Wednesday, October 08, 2008

Oconee Traffic, Permits and Epps Bridge Centre

It's the Shopping, Really

The Oconee County Commissioners were looking at a concept plan Tuesday night showing six entrances to the proposed $76 million Epps Bridge Centre and involving the destruction of streams and wetlands requiring both state and federal permits.

Only one of those entrances to the strip mall can be built until the state completes a major highway project for which it has not yet even let the contracts.

Neither the state nor the federal permits for stream and wetland destruction have been granted.

County Attorney Daniel Haygood reminded the Commissioners that the concept plan the developer presents has to show what the developer actually intends to do before a rezone can be granted.

For some, that might have been a good reason to either postpone action on the rezone or deny it, since what the developer intends to do is not doable at present. Several of the seven persons speaking against the rezone–myself included--suggested the Board do just that.

By a vote of 3-1, with Margaret Hale dissenting, however, the Board of Commissioners approved the rezone anyway.

They did include a condition patched together on the spot to cover for the fact that the submitted concept plan is only a dream without the roadway. The Board, however, ignored the issue of the state and federal permits.

They also ignored the fact that the sole entrance to and exit from the shopping mall will allow only right turns in and right turns out and is at a very congested part of Epps Bridge Parkway.

Attorney Haygood, who said he had not recognized a problem with the condition for the rezone proposed by the planning staff back in August until he looked at it during the discussion Tuesday night, offered the replacement condition.

Those speaking against the rezone included Brenda Rashleigh, president of the Upper Oconee Watershed Network, a nonprofit organization dedicated to ensuring clean water for the Upper Oconee Watershed.

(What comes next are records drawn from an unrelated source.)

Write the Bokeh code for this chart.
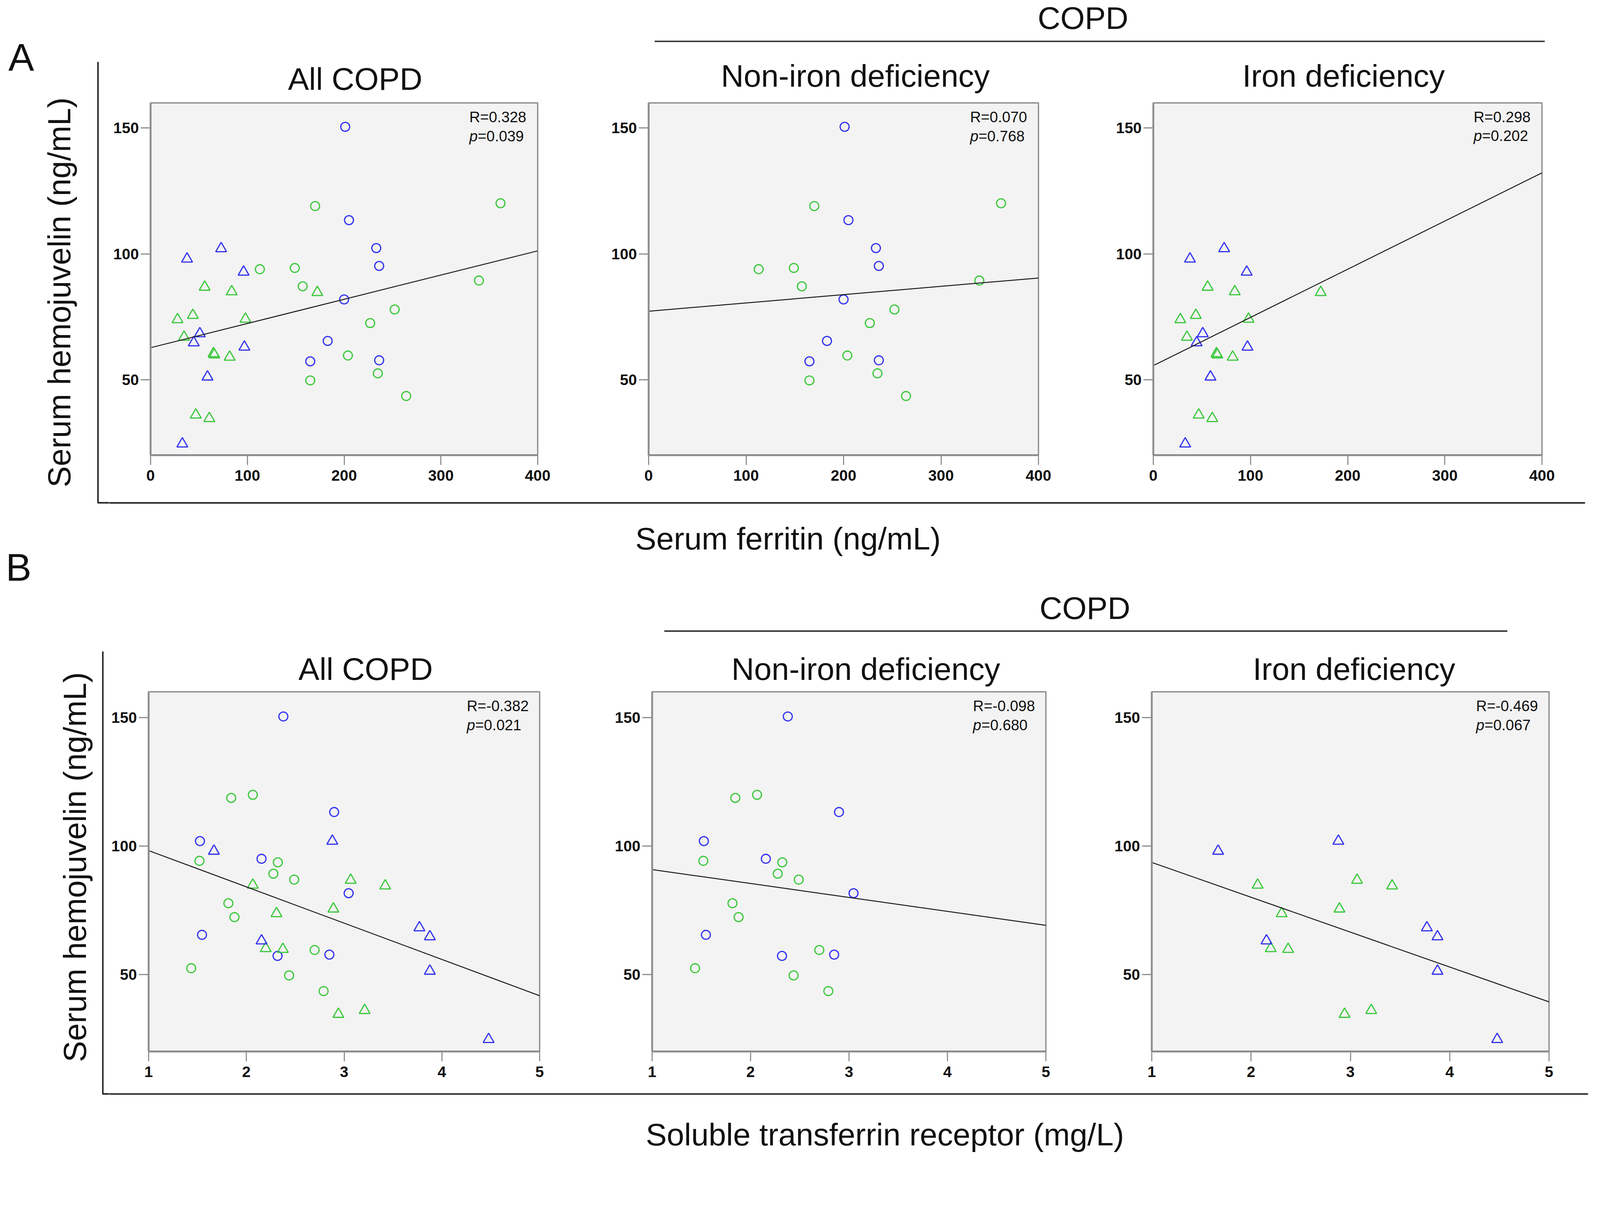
import numpy as np
from bokeh.plotting import figure
from bokeh.layouts import row, column
from bokeh.models import Range1d, FixedTicker
from bokeh.core.properties import value
from bokeh.embed import file_html
from bokeh.resources import INLINE

FONT = "Liberation Sans"

# ---------------- data ----------------
# Panel A: serum ferritin (ng/mL) vs serum hemojuvelin (ng/mL)
# circles = non-iron deficiency, triangles = iron deficiency
circ_blue_ferritin = [201.1, 205.0, 233.2, 236.2, 200.0, 183.0, 165.0, 236.2]
circ_blue_hjv_A = [150.5, 113.4, 102.3, 95.2, 81.9, 65.4, 57.3, 57.7]
circ_green_ferritin = [170.0, 361.6, 112.9, 149.0, 157.2, 339.3, 252.2, 226.9, 203.9, 165.0, 234.8, 264.1]
circ_green_hjv_A = [119.0, 120.1, 93.9, 94.4, 87.1, 89.4, 77.9, 72.5, 59.6, 49.7, 52.5, 43.5]
tri_blue_ferritin = [72.9, 37.7, 96.1, 50.9, 44.6, 96.9, 58.8, 32.8]
tri_blue_hjv_A = [102.1, 98.0, 92.8, 68.3, 64.7, 63.0, 51.1, 24.5]
tri_green_ferritin = [55.9, 83.8, 172.3, 27.8, 43.7, 98.0, 34.6, 65.0, 65.9, 81.7, 46.7, 60.7]
tri_green_hjv_A = [86.8, 85.0, 84.7, 73.9, 75.6, 74.1, 66.9, 60.4, 59.9, 59.0, 36.0, 34.6]

# Panel B: soluble transferrin receptor (mg/L) vs serum hemojuvelin (ng/mL)
circ_blue_stfr = [2.378, 2.898, 1.525, 2.155, 3.046, 1.546, 2.319, 2.849]
circ_blue_hjv_B = [150.4, 113.2, 101.9, 95.0, 81.6, 65.4, 57.2, 57.7]
circ_green_stfr = [1.845, 2.066, 1.520, 2.322, 2.276, 2.489, 1.816, 1.878, 2.698, 1.436, 2.437, 2.790]
circ_green_hjv_B = [118.7, 119.9, 94.2, 93.6, 89.2, 86.9, 77.7, 72.3, 59.5, 52.4, 49.6, 43.5]
tri_blue_stfr = [1.668, 2.879, 3.770, 3.877, 2.155, 3.877, 4.478]
tri_blue_hjv_B = [98.0, 101.9, 68.2, 64.7, 63.1, 51.3, 24.7]
tri_green_stfr = [2.066, 3.067, 3.420, 2.890, 2.308, 2.198, 2.373, 2.941, 3.210]
tri_green_hjv_B = [84.8, 86.7, 84.5, 75.5, 73.7, 60.1, 59.8, 34.5, 36.0]

panel_titles = ["All COPD", "Non-iron deficiency", "Iron deficiency"]
group_title = "COPD"

# fitted regression lines: y value at left and right end of the x axis
fitA_y_left = [62.7, 77.2, 55.6]
fitA_y_right = [101.2, 90.4, 132.2]
fitB_y_left = [98.2, 90.8, 93.6]
fitB_y_right = [41.7, 69.1, 39.3]

statsA_R = ["0.328", "0.070", "0.298"]
statsA_p = ["0.039", "0.768", "0.202"]
statsB_R = ["-0.382", "-0.098", "-0.469"]
statsB_p = ["0.021", "0.680", "0.067"]

xA_range = (0, 400)
xA_ticks = [0, 100, 200, 300, 400]
xB_range = (1, 5)
xB_ticks = [1, 2, 3, 4, 5]
y_range = (20, 160)
y_ticks = [50, 100, 150]

y_title = "Serum hemojuvelin (ng/mL)"
xA_title = "Serum ferritin (ng/mL)"
xB_title = "Soluble transferrin receptor (mg/L)"

# ---------------- styles ----------------
BLUE = "#3434ee"
GREEN = "#3dc83d"
FRAME = "#8e8e8e"
BG = "#f3f3f3"
INK = "#111111"
LINE = "#222222"

S = 1 / 1.045          # page pixels -> photographed pixels compensation
MID = 0.35             # em offset from text middle to baseline


def P(v):
    return int(round((v - 8) * S))


def fs(size):
    return value(f"{size * S:.1f}px")


def txt(p, x, y, s, size, align="left", angle=0.0, style="normal", rotated=False):
    # (x, y) is the baseline anchor in the strip's reference coordinates
    if rotated:
        x = x - MID * size
    else:
        y = y - MID * size
    p.text(x=[x], y=[y], text=[s], text_font=value(FONT), text_font_size=fs(size),
           text_align=align, text_baseline="middle", angle=angle,
           text_color=INK, text_font_style=style)


def strip(x0, x1, y0, y1):
    p = figure(width=P(x1) - P(x0), height=P(y1) - P(y0),
               x_range=Range1d(x0, x1), y_range=Range1d(y1, y0),
               x_axis_location=None, y_axis_location=None,
               toolbar_location=None, tools="", output_backend="svg",
               min_border=0, outline_line_color=None,
               background_fill_color="white", border_fill_color="white")
    p.grid.grid_line_color = None
    return p


def panel(xr, xticks, cx0, cx1, ry0, ry1, fx0, fx1, fy0, fy1):
    p = figure(width=P(cx1) - P(cx0), height=P(ry1) - P(ry0),
               x_range=Range1d(*xr), y_range=Range1d(*y_range),
               toolbar_location=None, tools="", output_backend="svg",
               min_border_left=P(fx0) - P(cx0), min_border_right=P(cx1) - P(fx1),
               min_border_top=P(fy0) - P(ry0), min_border_bottom=P(ry1) - P(fy1),
               background_fill_color=BG, border_fill_color="white",
               outline_line_color=FRAME, outline_line_width=3.5 * S)
    p.grid.grid_line_color = None
    p.xaxis.ticker = FixedTicker(ticks=xticks)
    p.yaxis.ticker = FixedTicker(ticks=y_ticks)
    for ax in (p.xaxis[0], p.yaxis[0]):
        ax.axis_line_color = FRAME
        ax.axis_line_width = 5 * S
        ax.major_tick_line_color = FRAME
        ax.major_tick_line_width = 3 * S
        ax.major_tick_out = int(round(26 * S))
        ax.major_tick_in = 0
        ax.minor_tick_out = 0
        ax.minor_tick_in = 0
        ax.major_label_text_font = FONT
        ax.major_label_text_font_size = f"{41 * S:.1f}px"
        ax.major_label_text_font_style = "bold"
        ax.major_label_text_color = INK
    p.xaxis.major_label_standoff = int(round(14 * S))
    p.yaxis.major_label_standoff = int(round(5 * S))
    p._fw = fx1 - fx0
    p._fh = fy1 - fy0
    return p


def points(p, xs, ys, marker, color):
    size = (24 if marker == "circle" else 29) * S
    p.scatter(x=xs, y=ys, marker=marker, size=size, fill_color=None,
              line_color=color, line_width=3.2 * S)


def fit_and_stats(p, xr, yl, yr, R, pv, left_px):
    p.line(x=[xr[0], xr[1]], y=[yl, yr], line_color="#1c1c1c", line_width=2.6 * S)
    xpp = (xr[1] - xr[0]) / p._fw
    ypp = (y_range[1] - y_range[0]) / p._fh
    x0 = xr[1] - left_px * xpp
    yR = y_range[1] - (52 - MID * 40) * ypp
    yP = y_range[1] - (103 - MID * 40) * ypp
    for x, y, s, st in [(x0, yR, "R=" + R, "normal"), (x0, yP, "p", "italic"),
                        (x0 + 22.5 * xpp, yP, "=" + pv, "normal")]:
        p.text(x=[x], y=[y], text=[s], text_font=value(FONT), text_font_size=fs(40),
               text_align="left", text_baseline="middle", text_color=INK,
               text_font_style=st)


# column / row boundaries (reference pixel coordinates)
COLS = [8, 300, 1560, 2920, 4278]
ROWS = [8, 265, 1335, 1848, 2910, 3091]

# ---------------- row A panels ----------------
A_frames = [(410, 1446, 283, 1233), (1743, 2786, 278, 1225), (3093, 4133, 274, 1225)]
A_panels = []
for i, (fx0, fx1, fy0, fy1) in enumerate(A_frames):
    p = panel(xA_range, xA_ticks, COLS[i + 1], COLS[i + 2], ROWS[1], ROWS[2], fx0, fx1, fy0, fy1)
    if i in (0, 1):
        points(p, circ_green_ferritin, circ_green_hjv_A, "circle", GREEN)
        points(p, circ_blue_ferritin, circ_blue_hjv_A, "circle", BLUE)
    if i in (0, 2):
        points(p, tri_green_ferritin, tri_green_hjv_A, "triangle", GREEN)
        points(p, tri_blue_ferritin, tri_blue_hjv_A, "triangle", BLUE)
    fit_and_stats(p, xA_range, fitA_y_left[i], fitA_y_right[i], statsA_R[i], statsA_p[i], 183)
    A_panels.append(p)

# ---------------- row B panels ----------------
B_frames = [(405, 1451, 1859, 2821), (1752, 2805, 1859, 2821), (3089, 4151, 1859, 2823)]
B_panels = []
for i, (fx0, fx1, fy0, fy1) in enumerate(B_frames):
    p = panel(xB_range, xB_ticks, COLS[i + 1], COLS[i + 2], ROWS[3], ROWS[4], fx0, fx1, fy0, fy1)
    if i in (0, 1):
        points(p, circ_green_stfr, circ_green_hjv_B, "circle", GREEN)
        points(p, circ_blue_stfr, circ_blue_hjv_B, "circle", BLUE)
    if i in (0, 2):
        points(p, tri_green_stfr, tri_green_hjv_B, "triangle", GREEN)
        points(p, tri_blue_stfr, tri_blue_hjv_B, "triangle", BLUE)
    fit_and_stats(p, xB_range, fitB_y_left[i], fitB_y_right[i], statsB_R[i], statsB_p[i], 195)
    B_panels.append(p)

# ---------------- decoration strips ----------------
left = strip(COLS[0], COLS[1], ROWS[0], ROWS[5])
txt(left, 30, 197, "A", 103)
txt(left, 23, 1562, "B", 103)
txt(left, 196, 790, y_title, 85, align="center", angle=np.pi / 2, rotated=True)
txt(left, 238, 2328, y_title, 85, align="center", angle=np.pi / 2, rotated=True)
left.line(x=[270, 270, 300], y=[173, 1353, 1353], line_color=LINE, line_width=4 * S)
left.line(x=[283, 283, 300], y=[1751, 2935, 2935], line_color=LINE, line_width=4 * S)

top = strip(COLS[1], COLS[4], ROWS[0], ROWS[1])
txt(top, 2905, 85, group_title, 84, align="center")
top.line(x=[1759, 4140], y=[118, 118], line_color="#3a3a3a", line_width=4 * S)
for cx, by, t in zip([958, 2296, 3602], [248, 240, 240], panel_titles):
    txt(top, cx, by, t, 84, align="center")

mid = strip(COLS[1], COLS[4], ROWS[2], ROWS[3])
mid.line(x=[300, 4248], y=[1353, 1353], line_color=LINE, line_width=4 * S)
txt(mid, 2116, 1478, xA_title, 84, align="center")
txt(mid, 2910, 1664, group_title, 84, align="center")
mid.line(x=[1785, 4040], y=[1696, 1696], line_color="#3a3a3a", line_width=4 * S)
for cx, t in zip([986, 2324, 3630], panel_titles):
    txt(mid, cx, 1827, t, 84, align="center")

bottom = strip(COLS[1], COLS[4], ROWS[4], ROWS[5])
bottom.line(x=[300, 4256], y=[2935, 2935], line_color=LINE, line_width=4 * S)
txt(bottom, 2375, 3073, xB_title, 84, align="center")

right = column(top, row(*A_panels, spacing=0), mid, row(*B_panels, spacing=0), bottom, spacing=0)
layout = row(left, right, spacing=0)

open("out.html", "w").write(file_html(layout, INLINE))
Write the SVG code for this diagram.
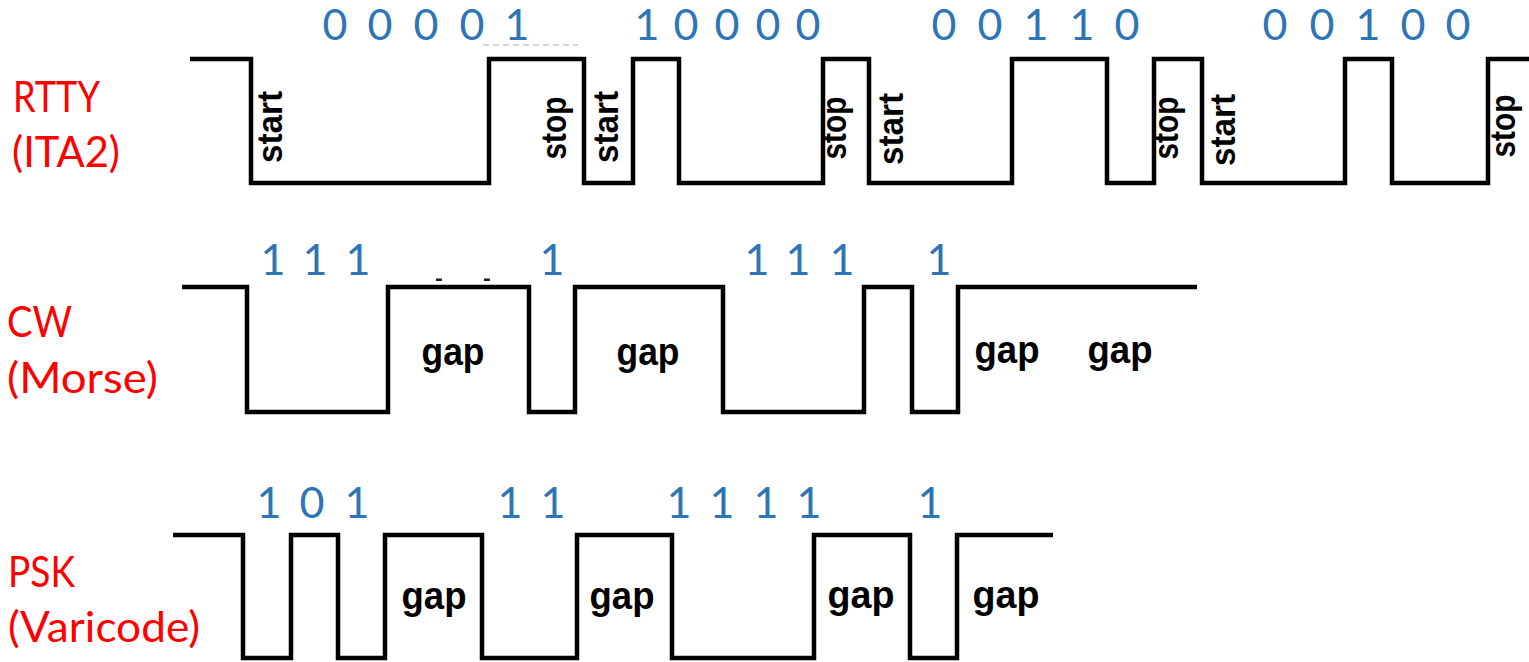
<svg xmlns="http://www.w3.org/2000/svg" width="1529" height="662" viewBox="0 0 1529 662">
<style>
.wave{fill:none;stroke:#000;stroke-width:4.5;stroke-linejoin:miter;stroke-linecap:butt}
.lbl{font-family:Lato,"Liberation Sans",sans-serif;font-size:43px;fill:#FF0000}
.bit{font-family:Lato,"Liberation Sans",sans-serif;font-size:43px;fill:#2E75B6;text-anchor:middle}
.gap{font-family:"Liberation Sans",Arial,sans-serif;font-weight:bold;font-size:39px;fill:#000;text-anchor:middle}
.rot{font-family:"Liberation Sans",Arial,sans-serif;font-weight:bold;font-size:35px;fill:#000;text-anchor:middle}
</style>
<rect width="1529" height="662" fill="#fff"/>

<g id="rtty">
  <text class="lbl" x="13" y="112" textLength="87" lengthAdjust="spacingAndGlyphs">RTTY</text>
  <text class="lbl" x="12" y="167" textLength="108" lengthAdjust="spacingAndGlyphs">(ITA2)</text>
  <line x1="483" y1="45" x2="578" y2="45" stroke="#c8c8c8" stroke-width="1.5" stroke-dasharray="6 4"/>
  <polyline class="wave" points="190,59 251,59 251,183 489,183 489,59 584,59 584,183 633,183 633,59 679,59 679,183 823,183 823,59 869,59 869,183 1012,183 1012,59 1107,59 1107,183 1154,183 1154,59 1202,59 1202,183 1345,183 1345,59 1392,59 1392,183 1488,183 1488,59 1529,59"/>
  <text class="bit" x="335 357 380 403 426 449 472 494 517" y="40">0 0 0 0 1</text>
  <text class="bit" x="647 666 686 706 727 747 768 788 808" y="40">1 0 0 0 0</text>
  <text class="bit" x="944 967 990 1013 1036 1059 1082 1104 1127" y="40">0 0 1 1 0</text>
  <text class="bit" x="1275 1298 1322 1345 1368 1390 1413 1435 1458" y="40">0 0 1 0 0</text>
  <text class="rot" transform="translate(282,127) rotate(-90)" textLength="72" lengthAdjust="spacingAndGlyphs">start</text>
  <text class="rot" transform="translate(566,128) rotate(-90)" textLength="63" lengthAdjust="spacingAndGlyphs">stop</text>
  <text class="rot" transform="translate(618,127) rotate(-90)" textLength="72" lengthAdjust="spacingAndGlyphs">start</text>
  <text class="rot" transform="translate(846,128) rotate(-90)" textLength="63" lengthAdjust="spacingAndGlyphs">stop</text>
  <text class="rot" transform="translate(903,129) rotate(-90)" textLength="72" lengthAdjust="spacingAndGlyphs">start</text>
  <text class="rot" transform="translate(1178,128) rotate(-90)" textLength="63" lengthAdjust="spacingAndGlyphs">stop</text>
  <text class="rot" transform="translate(1235,130) rotate(-90)" textLength="72" lengthAdjust="spacingAndGlyphs">start</text>
  <text class="rot" transform="translate(1515,126) rotate(-90)" textLength="63" lengthAdjust="spacingAndGlyphs">stop</text>
</g>

<g id="cw">
  <text class="lbl" x="7" y="337" textLength="65" lengthAdjust="spacingAndGlyphs">CW</text>
  <text class="lbl" x="7" y="393" textLength="151" lengthAdjust="spacingAndGlyphs">(Morse)</text>
  <rect x="436" y="278.5" width="6" height="2.5" fill="#222"/>
  <rect x="484" y="278.5" width="6" height="2.5" fill="#222"/>
  <polyline class="wave" points="182,287 247,287 247,412 388,412 388,287 529,287 529,412 575,412 575,287 723,287 723,412 864,412 864,287 912,287 912,412 958,412 958,287 1197,287"/>
  <text class="bit" x="273 294 315 336 358" y="275">1 1 1</text>
  <text class="bit" x="552" y="275">1</text>
  <text class="bit" x="757 777 798 820 842" y="275">1 1 1</text>
  <text class="bit" x="939" y="275">1</text>
  <text class="gap" x="453" y="365" textLength="63" lengthAdjust="spacingAndGlyphs">gap</text>
  <text class="gap" x="648" y="365" textLength="63" lengthAdjust="spacingAndGlyphs">gap</text>
  <text class="gap" x="1007" y="363" textLength="65" lengthAdjust="spacingAndGlyphs">gap</text>
  <text class="gap" x="1120" y="363" textLength="65" lengthAdjust="spacingAndGlyphs">gap</text>
</g>

<g id="psk">
  <text class="lbl" x="8" y="587" textLength="67" lengthAdjust="spacingAndGlyphs">PSK</text>
  <text class="lbl" x="8" y="642" textLength="192" lengthAdjust="spacingAndGlyphs">(Varicode)</text>
  <polyline class="wave" points="173,535 243,535 243,658 291,658 291,535 338,535 338,658 385,658 385,535 482,535 482,658 577,658 577,535 672,535 672,658 814,658 814,535 910,535 910,658 957,658 957,535 1053,535"/>
  <text class="bit" x="269 290 312 334 357" y="518">1 0 1</text>
  <text class="bit" x="510 531 553" y="518">1 1</text>
  <text class="bit" x="679 700 722 744 766 787 809" y="518">1 1 1 1</text>
  <text class="bit" x="930" y="518">1</text>
  <text class="gap" x="434" y="609" textLength="65" lengthAdjust="spacingAndGlyphs">gap</text>
  <text class="gap" x="622" y="609" textLength="65" lengthAdjust="spacingAndGlyphs">gap</text>
  <text class="gap" x="861" y="608" textLength="67" lengthAdjust="spacingAndGlyphs">gap</text>
  <text class="gap" x="1006" y="608" textLength="67" lengthAdjust="spacingAndGlyphs">gap</text>
</g>
</svg>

"We are opposed to this rezone because of the environmental impacts on the downstream waters," she said. Rashleigh said her group is concerned about McNutt Creek, which is near the development site, and "we believe that rezoning should not take place without the proper permits and variances."

The North East Georgia Regional Development Center also criticized the project because of its negative environmental impact.

According to the Aug. 8 staff report of the Oconee County Planning Department, developer Frank Bishop "has received approval from the Army Corps of Engineers to mitigate" the destruction of the streams and wetlands on the site through a mitigation bank he established in Greene County.

When I asked to see that permit, however, B.R. White, director of the Planning Department, told me the county did not have a copy of the permit.

When I filed a federal Freedom of Information Act request for a copy of the permit, I was told that none had been issued.

The state Environmental Protection Division also told me that the state has not yet issued a variance allowing Bishop to enter the 25-foot buffer of the streams on the site. Both the variance and the Corps permit are to be in hand before Oconee County issues a permit for disturbance of the site.

After I pointed out at the Tuesday rezone hearing that neither the Corps permit nor the state variance had been issued, Bishop acknowledged that fact.

"We have worked with the Army Corps of Engineers for approximately two years addressing mitigation concerns on this site to get this property rezoned," he said. He did not say why he had been unsuccessful in obtaining the permits before the rezone hearing or why he was going forward with the rezone request without them.

"Before any work could be done on this project, we would have to satisfy all the requirements of the Army Corps of Engineers," he did say. "No work would proceed on this project until all permits are in hand, which would include all federal permits, all state permits and all county permits."

That was enough for the majority of the Board.

Here is the language County Attorney Daniel Haygood offered the Board to cover for the lack of the $26 state roadway that is supposed to be built to the Epps Bridge Centre project:

"No development permits can be issued prior to the Georgia Department of Transportation signing a contract for construction of the Oconee Connector Extension, and, until the Oconee Connector Project is completed, no more than one-third of the overall building square footage of the site shall be issued COs (Certificates of Occupancy), or should be allowed to use the Epps Bridge Parkway as long as Epps Bridge Parkway is the sole exit."

Two people other than Bishop spoke up on Tuesday night for the project. One said the county was lucky to have a developer of the caliber of Bishop doing the project.

In his allowed rebuttal of the citizen concerns, Bishop offered his view of why his mall is good for Oconee County.

"We have spent a lot of time and resources trying to bring this project to fruition in Oconee County," he said, "believing it will be a benefit to Oconee County, to the citizens of Oconee County, and will enhance their lifestyles in that it will provide additional shopping, services, that will be closer to the residents’ homes in Oconee County and thusly they will not have to travel as far. They will spend less time in automobiles. The need to consume more gasoline will be reduced."

Despite his proposed–but not yet approved–destruction of 2,421 linear feet of streams and 1.06 acres of wetlands, Bishop, it seems, is something of an environmentalist after all.